Growers in Bolivia have to join a biometric register via their unions. They are each allowed one 1600m2 patch of coca, called a cato. “Respecting the cato, that was Evo Morales’ constant message,” said Jaime Fuentes López, who worked on developing the scheme. “There shouldn’t be free cultivation, but there shouldn’t be a zero-coca policy either.”
If unions catch cocaleros exceeding the limits, they can be suspended from the union. In extreme cases, their plants can be removed and they can lose their land. Coca cultivation isn’t allowed in national parks, for instance. “There, it’s straight-up eradication,” Fuentes Lopez said.
Experts recognize that the area of coca planted in Bolivia exceeds what’s required for legal uses, and some legally-grown coca almost certainly supplies the cocaine trade. In 2018, the UN Office on Drugs and Crime flagged that only around six percent of coca produced in Chapare was passing through the legal market in Sacaba where it’s supposed to be sold.

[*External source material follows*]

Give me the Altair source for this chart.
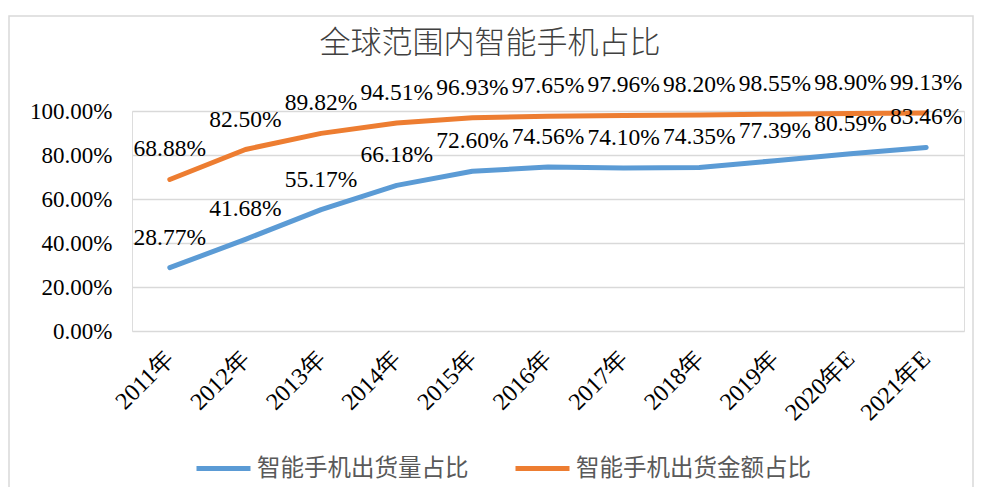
import altair as alt
import pandas as pd

years = ["2011年", "2012年", "2013年", "2014年", "2015年", "2016年",
         "2017年", "2018年", "2019年", "2020年E", "2021年E"]
shipment_share = [28.77, 41.68, 55.17, 66.18, 72.60, 74.56, 74.10, 74.35, 77.39, 80.59, 83.46]
value_share = [68.88, 82.50, 89.82, 94.51, 96.93, 97.65, 97.96, 98.20, 98.55, 98.90, 99.13]
series_names = ["智能手机出货量占比", "智能手机出货金额占比"]
series_colors = ["#5B9BD5", "#ED7D31"]
y_ticks = [0, 0.2, 0.4, 0.6, 0.8, 1.0]
title_text = "全球范围内智能手机占比"

rows = []
for name, vals in zip(series_names, [shipment_share, value_share]):
    for yr, v in zip(years, vals):
        rows.append({"year": yr, "series": name, "value": v / 100, "label": f"{v:.2f}%"})
df = pd.DataFrame(rows)

SERIF = "Liberation Serif"
CJK = "Noto Sans CJK SC"

W, H = 832, 220
PAD_L, PAD_T = 124, 103

x_enc = alt.X("year:N", sort=years,
              scale=alt.Scale(type="point", padding=0.5),
              axis=alt.Axis(title=None, labelAngle=-45, labelAlign="right",
                            labelBaseline="middle", labelFont=SERIF, labelFontSize=24,
                            labelColor="#000000", labelPadding=24, domain=False,
                            ticks=False, grid=False, labelOverlap=False, labelLimit=300))
y_enc = alt.Y("value:Q", scale=alt.Scale(domain=[0, 1]),
              axis=alt.Axis(title=None, values=y_ticks, format=".2%", labelFont=SERIF,
                            labelFontSize=23, labelColor="#000000", labelPadding=20,
                            domain=False, ticks=False, grid=True, gridColor="#D9D9D9",
                            gridWidth=1.5))

base = alt.Chart(df)

lines = base.mark_line(strokeWidth=5, strokeCap="round", strokeJoin="round").encode(
    x=x_enc, y=y_enc,
    color=alt.Color("series:N",
                    scale=alt.Scale(domain=series_names, range=series_colors),
                    legend=alt.Legend(title=None, orient="none", direction="horizontal",
                                      legendX=62, legendY=328, symbolType="stroke",
                                      symbolStrokeWidth=5, symbolSize=2916,
                                      labelFont=CJK, labelFontSize=23.5, labelColor="#595959",
                                      labelOffset=4, columnPadding=36, padding=0,
                                      labelLimit=400)),
)

labels = base.mark_text(baseline="alphabetic", dy=-23, font=SERIF, fontSize=23.5,
                        color="#000000").encode(
    x=alt.X("year:N", sort=years), y=alt.Y("value:Q"), text="label:N")

title_df = pd.DataFrame({"t": [title_text]})
title = alt.Chart(title_df).mark_text(font=CJK, fontSize=31, fontWeight=300, color="#404040",
                                      baseline="alphabetic", align="center").encode(
    x=alt.value(358), y=alt.value(-58), text="t:N")

border = alt.Chart(title_df).mark_rect(fill="transparent", stroke="#D9D9D9",
                                       strokeWidth=1.5).encode(
    x=alt.value(-123), x2=alt.value(841), y=alt.value(-95), y2=alt.value(384))

chart = alt.layer(border, lines, labels, title).properties(
    width=W, height=H,
    autosize=alt.AutoSizeParams(type="none"),
    padding={"left": PAD_L, "top": PAD_T, "right": 10, "bottom": 156},
).configure_view(stroke=None).configure(background="white")

chart.save("out.html", embed_options={"renderer": "svg", "actions": False})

That doesn’t mean the rest is all being made into coke, though. Farthing said that many sellers probably just skip the legal market because it’s more convenient to sell the leaf where it’s consumed, rather than having to go out of their way to travel hours to official, legal markets.

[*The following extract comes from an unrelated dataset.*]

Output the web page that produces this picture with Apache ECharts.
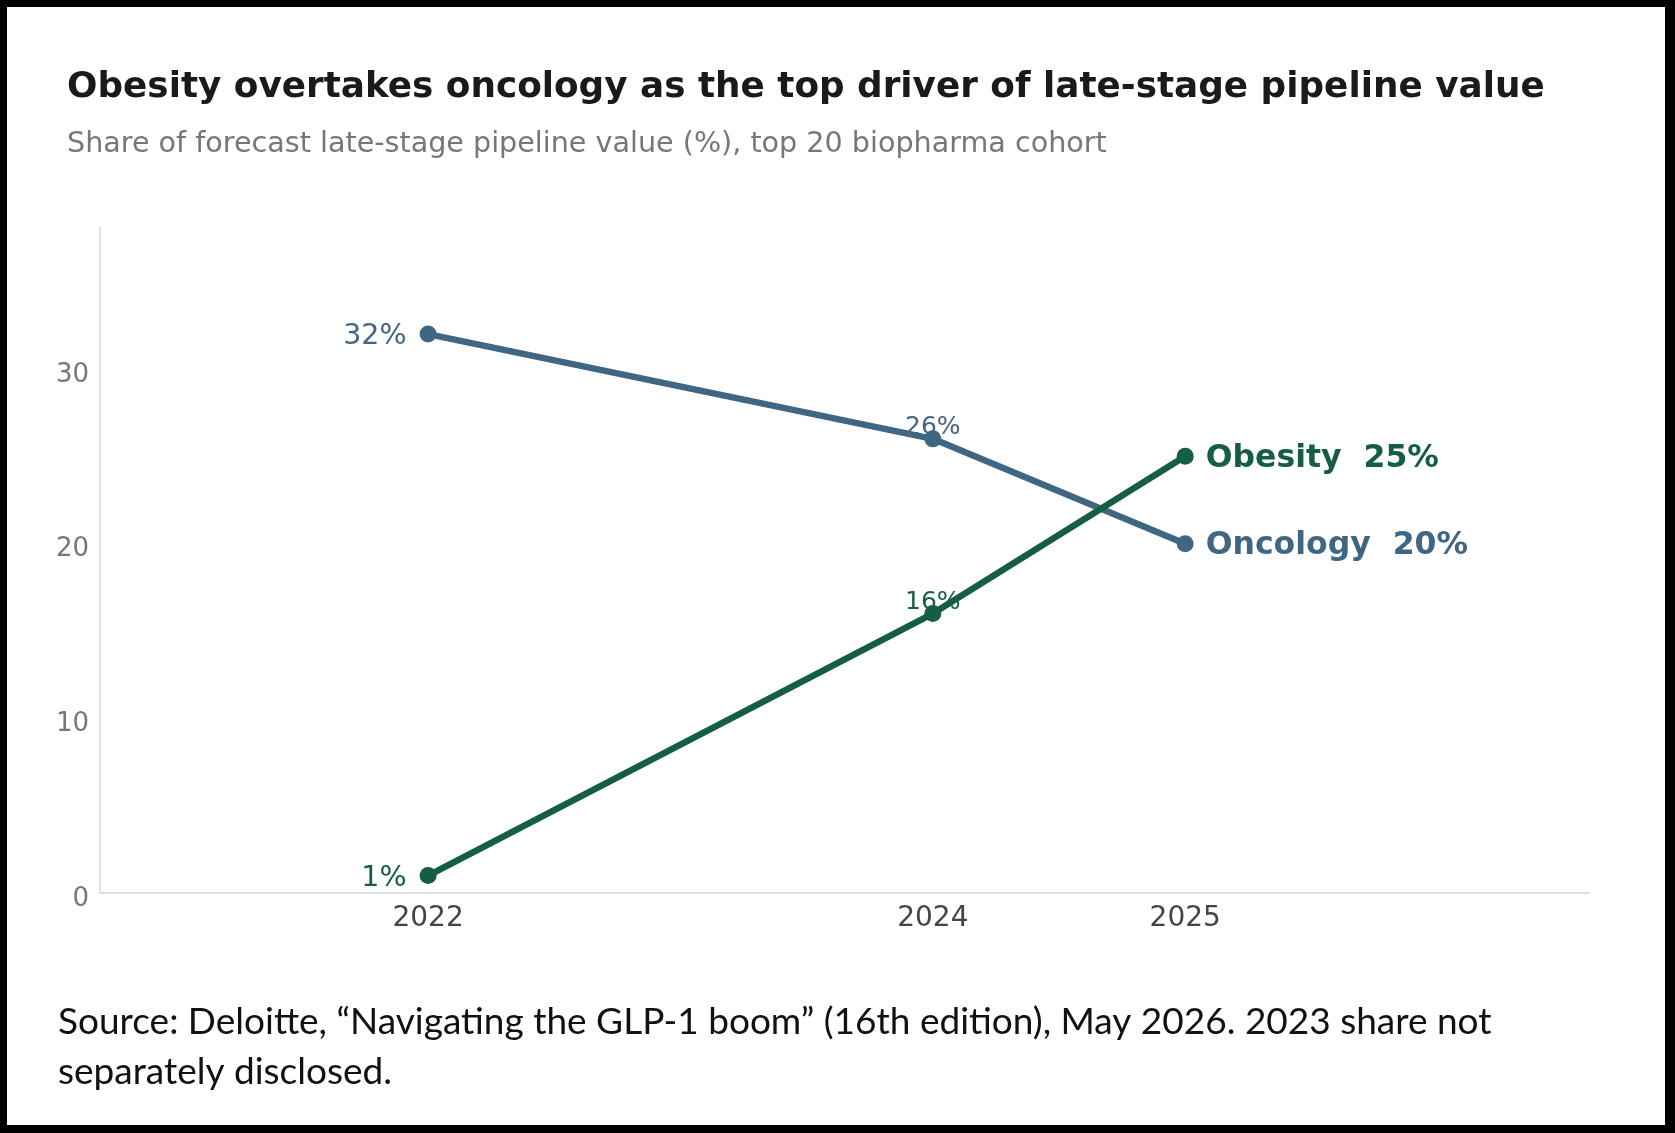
<!DOCTYPE html>
<html>
<head>
<meta charset="utf-8">
<script src="https://cdn.jsdelivr.net/npm/echarts@6/dist/echarts.min.js"></script>
<style>
  html, body { margin: 0; padding: 0; background: #ffffff; }
  #chart { position: absolute; left: 0; top: 0; width: 1675px; height: 1133px; background: #ffffff; }
  #frame { position: absolute; left: 0; top: 0; width: 1675px; height: 1133px; box-sizing: border-box;
           border-style: solid; border-color: #000; border-width: 7px 10px 8px 7px; pointer-events: none; }
</style>
</head>
<body>
<div id="chart"></div>
<div id="frame"></div>
<script>
const titleText = 'Obesity overtakes oncology as the top driver of late-stage pipeline value';
const subtitleText = 'Share of forecast late-stage pipeline value (%), top 20 biopharma cohort';
const footerText = 'Source: Deloitte, \u201cNavigating the GLP-1 boom\u201d (16th edition), May 2026. 2023 share not\nseparately disclosed.';

const years = [2022, 2024, 2025];
const yearTicks = [2022, 2024, 2025];
const seriesNames = ['Oncology', 'Obesity'];
const oncology = [32, 26, 20];
const obesity = [1, 16, 25];
const seriesColors = ['#3f6683', '#155e42'];

const FONT = 'DejaVu Sans';

function buildData(values, name, color) {
  return values.map(function (v, i) {
    let label;
    if (i === 0) {
      label = { show: true, position: 'left', distance: 13, offset: [0, 3], fontSize: 28.5, color: color,
                fontFamily: FONT, formatter: v + '%' };
    } else if (i === values.length - 1) {
      label = { show: true, position: 'right', distance: 12, offset: [0, 2], fontSize: 31.5, fontWeight: 'bold',
                color: color, fontFamily: FONT, formatter: name + '  ' + v + '%' };
    } else {
      label = { show: true, position: 'top', distance: -10, fontSize: 25, color: color, fontFamily: FONT,
                formatter: v + '%' };
    }
    return { value: [years[i], v], label: label };
  });
}

const chart = echarts.init(document.getElementById('chart'), null, { renderer: 'canvas' });
chart.setOption({
  backgroundColor: '#ffffff',
  animation: false,
  title: [
    { text: titleText, left: 67, top: 70, padding: 0,
      textStyle: { fontFamily: FONT, fontSize: 35.8, fontWeight: 'bold', color: '#1a1a1a' } },
    { text: subtitleText, left: 67, top: 130, padding: 0,
      textStyle: { fontFamily: FONT, fontSize: 28.6, fontWeight: 'normal', color: '#7a7673' } },
    { text: footerText, left: 58, top: 997, padding: 0,
      textStyle: { fontFamily: 'Lato', fontSize: 37, fontWeight: 'normal', color: '#111111', lineHeight: 50 } }
  ],
  grid: { left: 100, right: 86, top: 227, bottom: 240, containLabel: false },
  xAxis: {
    type: 'value', min: 2020.7, max: 2026.6,
    axisLine: { show: true, lineStyle: { color: '#dedede', width: 2 } },
    axisTick: { show: false },
    splitLine: { show: false },
    axisLabel: { customValues: yearTicks, formatter: function (v) { return String(v); },
                 fontFamily: FONT, fontSize: 28, color: '#444444', margin: 12 }
  },
  yAxis: {
    type: 'value', min: 0, max: 38.13, interval: 10,
    axisLine: { show: true, lineStyle: { color: '#e3e3e3', width: 2 } },
    axisTick: { show: false },
    splitLine: { show: false },
    axisLabel: { showMaxLabel: false, fontFamily: FONT, fontSize: 26, color: '#7a7673', margin: 11,
                 formatter: function (v) { return '{t|' + v + '}'; },
                 rich: { t: { fontFamily: FONT, fontSize: 26, color: '#7a7673', padding: [12, 0, 0, 0] } } }
  },
  series: [
    { name: seriesNames[0], type: 'line', data: buildData(oncology, seriesNames[0], seriesColors[0]),
      symbol: 'circle', symbolSize: 17, color: seriesColors[0],
      lineStyle: { width: 6.5, color: seriesColors[0] }, itemStyle: { color: seriesColors[0] }, z: 2 },
    { name: seriesNames[1], type: 'line', data: buildData(obesity, seriesNames[1], seriesColors[1]),
      symbol: 'circle', symbolSize: 17, color: seriesColors[1],
      lineStyle: { width: 6.5, color: seriesColors[1] }, itemStyle: { color: seriesColors[1] }, z: 3 }
  ]
});
</script>
</body>
</html>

With the interim government out, the sense of jubilation and relief at the coca congress was as palpable as the midday heat. “They had us satanized, they tormented us, there was a lot of persecution,” Mamani said. “We aren’t terrorists, we’re producers of coca.” But there was a profound sense of grief, too.
On November 15 2019, just three days after Áñez came to power, police and military opened fire on coca growers who were marching to Cochabamba.Ten protesters were killed, including two from Mamani’s federation, and over 100 injured. The outgoing legislature recommended that Áñez and several members of her cabinet and the security forces be put on trial for human rights abuses, but this will be decided by Arce’s government.
Inturias’s rocky plot slopes towards the mountains, where the foothills swoop upwards into dense, impenetrable jungle. The one-cato limit means growers with large, fertile plots don’t flood the market, keeping prices up for small farmers like him. He also hopes that social control limits cocaine production, which he refers to diplomatically as “value addition.”
“[The drug trade] is like a giant octopus in the world,” he said. “It has some big politicians in its tentacles, and judges and prosecutors, too. Then there are businessmen.”
Mamani and Inturias both say they would like to see the legal coca plot allowance increased under Arce. One way of doing that without feeding the cocaine industry or depressing prices is to make coca into other legal products. Several coca liqueurs are already sold internationally. Coca sweets are on sale in La Paz, and Mamani says other products are in the works, such as skin creams and powdered drinks. But the volume these can realistically absorb is limited because coca leaf is still broadly illegal internationally.
But at least for now, there is relief here in the tropics, as Bolivia moves forward with its recently-installed leftist government.
“People are happy,” Mamani said, smiling. “That fear that was tormenting us is gone.”